• [Entries with chart source code]:
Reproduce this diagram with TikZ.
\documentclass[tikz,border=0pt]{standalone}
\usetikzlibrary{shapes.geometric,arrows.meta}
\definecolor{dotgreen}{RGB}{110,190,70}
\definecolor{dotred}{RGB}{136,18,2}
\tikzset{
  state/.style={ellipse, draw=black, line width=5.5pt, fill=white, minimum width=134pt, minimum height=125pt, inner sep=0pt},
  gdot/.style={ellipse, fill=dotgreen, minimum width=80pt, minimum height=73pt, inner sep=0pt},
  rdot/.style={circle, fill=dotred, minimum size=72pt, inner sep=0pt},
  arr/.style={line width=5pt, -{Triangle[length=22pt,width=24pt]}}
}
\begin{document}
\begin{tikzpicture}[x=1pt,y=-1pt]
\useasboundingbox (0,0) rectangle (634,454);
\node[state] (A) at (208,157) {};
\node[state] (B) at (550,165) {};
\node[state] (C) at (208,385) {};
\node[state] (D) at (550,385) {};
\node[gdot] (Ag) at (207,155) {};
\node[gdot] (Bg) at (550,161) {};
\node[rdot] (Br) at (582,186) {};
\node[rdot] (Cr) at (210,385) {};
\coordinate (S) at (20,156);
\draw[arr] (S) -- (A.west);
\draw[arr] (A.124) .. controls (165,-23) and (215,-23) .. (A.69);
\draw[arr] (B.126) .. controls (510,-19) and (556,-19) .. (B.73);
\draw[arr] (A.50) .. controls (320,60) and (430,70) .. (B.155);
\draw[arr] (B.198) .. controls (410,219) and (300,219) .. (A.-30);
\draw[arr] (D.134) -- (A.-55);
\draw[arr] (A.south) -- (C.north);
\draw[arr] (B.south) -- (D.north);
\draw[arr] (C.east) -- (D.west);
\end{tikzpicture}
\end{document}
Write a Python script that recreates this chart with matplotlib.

• [Task to complete]: Within the data above, count the lines that contain the string "this"; the reply is the number alone.

• [Expected answer]: 2